Theresa May vows to tackle 'vile' domestic abuse as long-delayed bill introduced
2 min read

Theresa May has promised to tackle the "vile crimes" of domestic abuse in one of her final acts as Prime Minister.

Mrs May spoke out as the Domestic Abuse Bill is finally introduced to Parliament more than two years after it was first announced.

The new law widens the scope of what counts as domestic abuse, adding moves to control a partner's access to money alongside other "coercive" and "threatening" behaviour to the legal definition of the crime for the first time.

It also sets up a new watchdog for victims, beefs up the powers available to courts to prevent perpetrators from contacting those they have abused, and will see high-risk offenders forced to take mandatory lie detector tests when released from prison.

The bill is being introduced to Parliament just a week before Mrs May leaves Number 10 and is part of her attempts to establish a legacy before quitting frontline politics.

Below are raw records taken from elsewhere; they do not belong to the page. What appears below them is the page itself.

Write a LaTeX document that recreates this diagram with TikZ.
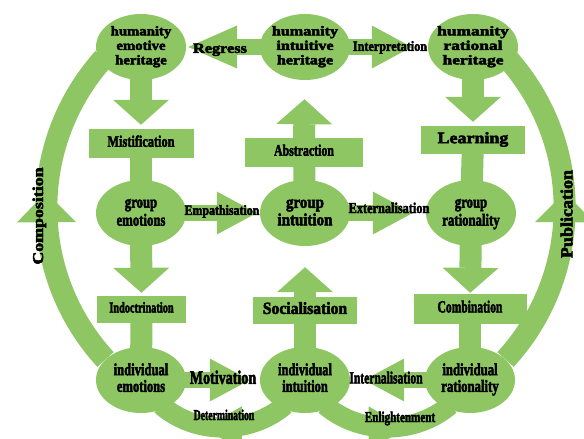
\documentclass[tikz,border=0pt]{standalone}
\usepackage{fontspec}
\usepackage{graphicx}
\usetikzlibrary{shapes.geometric,arrows.meta,decorations.markings}
\newfontfamily\lf{Liberation Serif}[BoldFeatures={FakeBold=3}]
\definecolor{gr}{HTML}{8DC663}
\pgfdeclarelayer{background}
\pgfsetlayers{background,main}
\newcommand\tl[4]{\scalebox{#2}[1]{\fontsize{#1pt}{#3pt}\selectfont\begin{tabular}{@{}c@{}}#4\end{tabular}}}
\tikzset{
 ell/.style={ellipse, fill=gr, minimum width=90pt, minimum height=66pt, inner sep=0pt},
 box/.style={rectangle, fill=gr, inner sep=0pt},
 lab/.style={inner sep=0pt, font=\lf\bfseries, text=black},
 vconn/.style={draw=gr, line width=22pt, shorten <=-4pt},
 hconn/.style={draw=gr, line width=16pt, shorten <=-4pt},
 band/.style={draw=gr, line width=22pt},
 vtip/.style={-{Triangle[width=56pt,length=25pt,line width=0pt]}},
 htip/.style={-{Triangle[width=43pt,length=40pt,line width=0pt]}},
 uphead/.style={postaction={decorate}, decoration={markings, mark=at position 0.5 with {\fill[gr] (17pt,0pt) -- (-13pt,29.5pt) -- (-13pt,-29.5pt) -- cycle;}}},
 lowhead/.style={postaction={decorate}, decoration={markings, mark=at position 0.5 with {\fill[gr] (19pt,0pt) -- (-19pt,22pt) -- (-19pt,-22pt) -- cycle;}}},
}
\begin{document}
\begin{tikzpicture}[x=1pt,y=1pt]
\useasboundingbox (0,0) rectangle (584,-439);
% ellipses
\node[ell] (heh) at (141,-47) {};
\node[ell] (hih) at (305,-47) {};
\node[ell] (hrh) at (473,-47) {};
\node[ell] (ge) at (141,-213) {};
\node[ell] (gi) at (305,-213) {};
\node[ell] (gr) at (471,-213) {};
\node[ell] (ie) at (141,-380) {};
\node[ell] (ii) at (305,-380) {};
\node[ell] (ir) at (470,-380) {};
% boxes
\node[box, minimum width=105pt, minimum height=29pt, lab] (mis) at (141,-143.5) {\tl{16}{0.77}{16}{Mistification}};
\node[box, minimum width=89pt, minimum height=27pt, lab] (ind) at (141.5,-309.5) {\tl{15}{0.69}{15}{Indoctrination}};
\node[box, minimum width=118pt, minimum height=29pt, lab] (abs) at (304,-152.5) {\tl{16}{0.74}{16}{Abstraction}};
\node[box, minimum width=104pt, minimum height=27pt, lab] (soc) at (305,-310.5) {\tl{17}{0.92}{17}{Socialisation}};
\node[box, minimum width=104pt, minimum height=28pt, lab] (lea) at (473,-140) {\tl{16}{1.12}{16}{Learning}};
\node[box, minimum width=113pt, minimum height=30pt, lab] (com) at (470,-309) {\tl{17}{0.68}{17}{Combination}};
% ellipse texts
\node[lab] (heh-t) at (heh) {\tl{13.4}{1.1}{14.5}{humanity\\emotive\\heritage}};
\node[lab] (hih-t) at (hih) {\tl{13.4}{1.2}{14.5}{humanity\\intuitive\\heritage}};
\node[lab] (hrh-t) at (hrh) {\tl{13.4}{1.3}{14.5}{humanity\\rational\\heritage}};
\node[lab] (ge-t) at (ge) {\tl{17}{0.75}{18}{group\\emotions}};
\node[lab] (gi-t) at (gi) {\tl{17}{0.88}{17.5}{group\\intuition}};
\node[lab] (gr-t) at (gr) {\tl{17}{0.75}{18}{group\\rationality}};
\node[lab] (ie-t) at (ie) {\tl{17}{0.74}{16}{individual\\emotions}};
\node[lab] (ii-t) at (ii) {\tl{17}{0.73}{16}{individual\\intuition}};
\node[lab] (ir-t) at (ir) {\tl{17}{0.75}{16}{individual\\rationality}};
% connector labels
\node[lab] (l-reg) at (220,-50) {\tl{14}{1.16}{14}{Regress}};
\node[lab] (l-int) at (390,-48) {\tl{14}{0.87}{14}{Interpretation}};
\node[lab] (l-emp) at (222,-212) {\tl{14}{0.85}{14}{Empathisation}};
\node[lab] (l-ext) at (389,-210) {\tl{15}{0.82}{15}{Externalisation}};
\node[lab] (l-mot) at (223,-380) {\tl{19}{0.74}{19}{Motivation}};
\node[lab] (l-inl) at (386,-380) {\tl{17}{0.68}{17}{Internalisation}};
\node[lab] (l-det) at (224,-417) {\tl{15}{0.65}{15}{Determination}};
\node[lab] (l-enl) at (400,-419) {\tl{15}{0.74}{15}{Enlightenment}};
\node[lab, rotate=90] (l-com) at (40,-216) {\tl{15}{1.19}{15}{Composition}};
\node[lab, rotate=90] (l-pub) at (569,-214) {\tl{17}{1.06}{17}{Publication}};
% connectors
\begin{pgfonlayer}{background}
\draw[vconn,vtip,shorten >=4pt] (heh) -- (mis);
\draw[vconn,shorten >=-4pt] (mis) -- (ge);
\draw[vconn,vtip,shorten >=3pt] (ge) -- (ind);
\draw[vconn,shorten >=-4pt] (ind) -- (ie);
\draw[vconn,vtip,shorten >=19pt] (abs) -- (hih);
\draw[vconn,shorten >=-4pt] (gi) -- (abs);
\draw[vconn,vtip,shorten >=21pt] (soc) -- (gi);
\draw[vconn,shorten >=-4pt] (ii) -- (soc);
\draw[vconn,vtip,shorten >=4pt] (hrh) -- (lea);
\draw[vconn,shorten >=-4pt] (lea) -- (gr);
\draw[vconn,vtip,shorten >=1pt] (gr) -- (com);
\draw[vconn,shorten >=-4pt] (com) -- (ir);
\draw[hconn,-{Triangle[width=43pt,length=49pt,line width=0pt]},shorten >=2pt] (hih) -- (heh);
\draw[hconn,htip,shorten >=16pt] (hih) -- (hrh);
\draw[hconn,htip,shorten >=3pt] (ge) -- (gi);
\draw[hconn,htip,shorten >=13pt] (gi) -- (gr);
\draw[hconn,htip,shorten >=10pt] (ie) -- (ii);
\draw[hconn,htip,shorten >=14pt] (ir) -- (ii);
\draw[band,uphead] (ie.150) arc[start angle=222.6, end angle=138.1, radius=224pt];
\draw[band,uphead] (ir.30) arc[start angle=-42.6, end angle=41.9, radius=224pt];
\draw[band,line width=20pt,lowhead,shorten <=-5pt,shorten >=-5pt] (ii.230) .. controls (250,-435) and (195,-435) .. (ie.-50);
\draw[band,line width=20pt,lowhead,shorten <=-5pt,shorten >=-5pt] (ii.-50) .. controls (360,-435) and (415,-435) .. (ir.230);
\end{pgfonlayer}
\end{tikzpicture}
\end{document}
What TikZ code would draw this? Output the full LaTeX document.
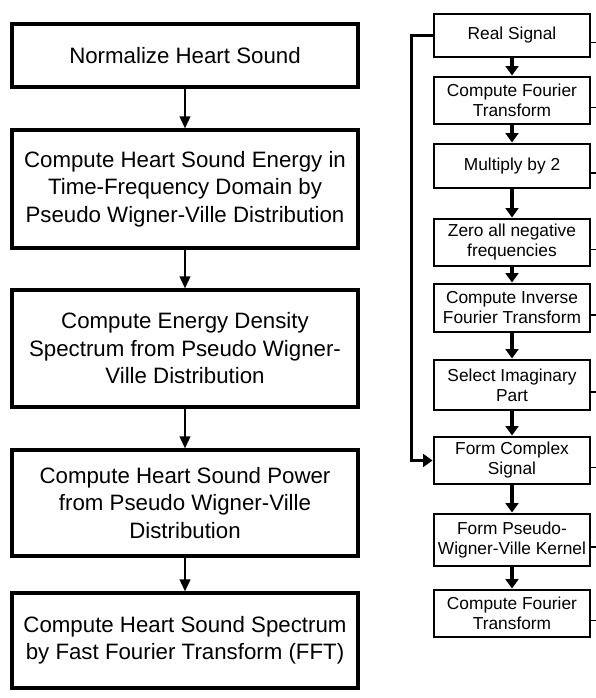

The Prime Minister said: "Domestic abuse can take many forms, from horrific physical violence to coercive behaviour that robs people of their self-esteem, their freedom and their right to feel safe in their own homes, but the immense bravery I’ve seen demonstrated by survivors is consistent throughout.

"We have a duty not only to bring the perpetrators of these vile crimes to justice, but to support victims as they rebuild their lives."

The move was given a cautious welcome by Sandra Horley, chief executive of the Refuge charity, which has campaigned against the cuts to local authority budgets which have hit women's services.

But she warned: "It is essential that within the Bill there is a duty to provide sustainable funding for life-saving specialist domestic violence services, in particular refuges. 

"Refuges are much more than a roof over a woman and child’s head – they provide emergency support and save lives."

The latest figures from the Office for National Statistics show that an estimated 1.2 million women and some 713,000 men a year are victims of domestic abuse.